May Gurney in three-in-a-bid romp


Norfolk integrated services business May Gurney found itself the blushing mistress sandwiched between two ardent suitors in a three-in-a-bid romp that sent UK market pulses racing.

It looked earlier today like May Gurney would be wedded and bedded to construction giant Costain in a merger that would value the combined enterprise at around £400 million.

Then Bedfordshire based Kier came banging on the boudoir door by hinting at a counter proposal.

The ménage à trois saw May Gurney’s London share price rocket 60.50p – almost 33 per cent – to 245p.

The market must have thought the Costain-May Gurney marriage was all but consummated before Kier raised its impediment.

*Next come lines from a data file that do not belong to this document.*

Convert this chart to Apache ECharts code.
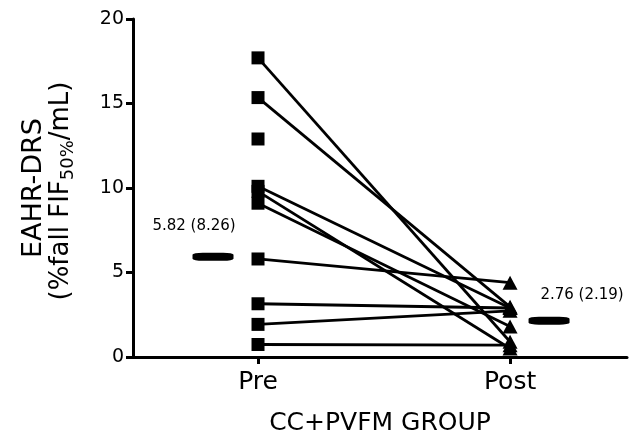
<!DOCTYPE html>
<html>
<head>
<meta charset="utf-8">
<script src="https://cdn.jsdelivr.net/npm/echarts@6/dist/echarts.min.js"></script>
<style>
html,body{margin:0;padding:0;background:#fff;}
#chart{width:635px;height:436px;}
</style>
</head>
<body>
<div id="chart"></div>
<script>
// ---- data ----
const categories = ['Pre', 'Post'];
const yTicks = [0, 5, 10, 15, 20];
const preValues  = [17.7, 15.35, 10.1, 9.8, 9.1, 5.8, 3.15, 1.93, 0.74];
const postValues = [0.9, 2.97, 2.9, 0.5, 1.8, 4.4, 2.9, 2.73, 0.7];
const preUnpaired = [12.9];
const summaryValues = [5.93, 2.15];
const summaryLabels = ['5.82 (8.26)', '2.76 (2.19)'];
const xTitle = 'CC+PVFM GROUP';
const yTitle1 = 'EAHR-DRS';

// ---- build ----
const FONT = 'DejaVu Sans';
const series = [];
preValues.forEach((v, i) => {
  series.push({
    type: 'line', data: [[0, v], [1, postValues[i]]],
    symbol: 'none', lineStyle: { color: '#000', width: 2.8, opacity: 1 }, z: 2, silent: true
  });
});
series.push({
  type: 'scatter', name: 'pre',
  data: preValues.concat(preUnpaired).map(v => [0, v]),
  symbol: 'rect', symbolSize: 13, itemStyle: { color: '#000', opacity: 1 }, z: 5
});
series.push({
  type: 'scatter', name: 'post',
  data: postValues.map(v => [1, v]),
  symbol: 'triangle', symbolSize: [15, 14], itemStyle: { color: '#000', opacity: 1 }, z: 5
});
const dashOffsets = [[-45, 0], [39, 0]];
const labelOffsets = [[-19, -31], [33, -26]];
series.push({
  type: 'scatter', name: 'summary',
  data: summaryValues.map((v, i) => ({
    value: [i, v],
    symbolOffset: dashOffsets[i],
    label: { show: true, formatter: summaryLabels[i], position: 'inside', offset: labelOffsets[i] }
  })),
  symbol: 'roundRect', symbolSize: [41, 8],
  itemStyle: { color: '#000', opacity: 1, borderWidth: 0 },
  label: { color: '#000', fontSize: 15, fontFamily: FONT, opacity: 1 },
  z: 5
});

const chart = echarts.init(document.getElementById('chart'), null, { renderer: 'canvas' });
chart.setOption({
  animation: false,
  backgroundColor: '#fff',
  grid: { left: 133, right: 8, top: 19, bottom: 79, outerBoundsMode: 'none', containLabel: false },
  xAxis: {
    type: 'value', min: -0.496, max: 1.464,
    name: xTitle, nameLocation: 'middle', nameGap: 54,
    nameTextStyle: { color: '#000', fontSize: 25, fontFamily: FONT },
    axisLine: { onZero: false, lineStyle: { color: '#000', width: 3 } },
    axisTick: { show: true, customValues: [0, 1], length: 7, lineStyle: { color: '#000', width: 3 } },
    axisLabel: {
      customValues: [0, 1], margin: 13,
      formatter: v => categories[Math.round(v)],
      color: '#000', fontSize: 25, fontFamily: FONT
    },
    splitLine: { show: false }
  },
  yAxis: {
    type: 'value', min: yTicks[0], max: yTicks[yTicks.length - 1], interval: yTicks[1] - yTicks[0],
    axisLine: { show: true, onZero: false, lineStyle: { color: '#000', width: 3 } },
    axisTick: { show: true, length: 7, lineStyle: { color: '#000', width: 3 } },
    axisLabel: { color: '#000', fontSize: 19, fontFamily: FONT, margin: 9 },
    splitLine: { show: false }
  },
  graphic: [
    {
      type: 'text', x: 34, y: 188, rotation: Math.PI / 2,
      style: { text: yTitle1, fill: '#000', font: '27px "DejaVu Sans"', align: 'center', verticalAlign: 'middle' }
    },
    {
      type: 'text', x: 61, y: 191, rotation: Math.PI / 2,
      style: {
        text: '{m|(%fall FIF}{s|50%}{m|/mL)}', align: 'center', verticalAlign: 'middle',
        rich: {
          m: { fontSize: 26, fontFamily: FONT, fill: '#000' },
          s: { fontSize: 18, fontFamily: FONT, fill: '#000', padding: [14, 0, 0, 0] }
        }
      }
    }
  ],
  series: series
});
</script>
</body>
</html>
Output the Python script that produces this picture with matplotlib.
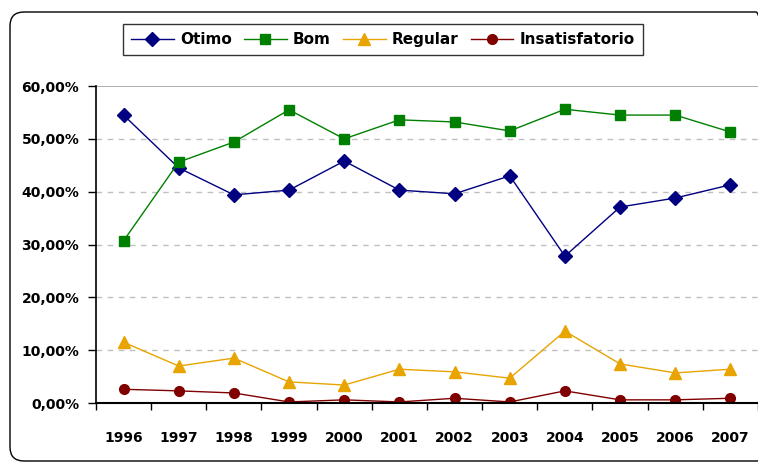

The Sandy-headquarter group, which employs more than 10,000 people worldwide and has an annual revenue of £2.1bn, said it held May Gurney in high regard “as a good quality support services business with a range of services which complements Kier's existing offering.”

It said a combination of Kier and May Gurney would create significant value for shareholders, establishing a market-leading and well-balanced business. The enlarged group would offer an unrivalled range of services to local authorities as well as providing Kier with greater access to the regulated sector.

“To that end, Kier has made previous attempts to discuss a potential combination with May Gurney and has been monitoring the business' recent performance. In light of the Costain announcement, Kier is considering its options.”

It had earlier been announced that Costain Plc, headquartered in Maidenhead in Berkshire, would acquire May Gurney’s infrastructure and maintenance business for around £177m in an all-share deal valuing the combined business at just under £400m.

The companies said both boards had agreed the terms which would be put to shareholders, but as part of the merger around 150 jobs would be cut from the combined workforce.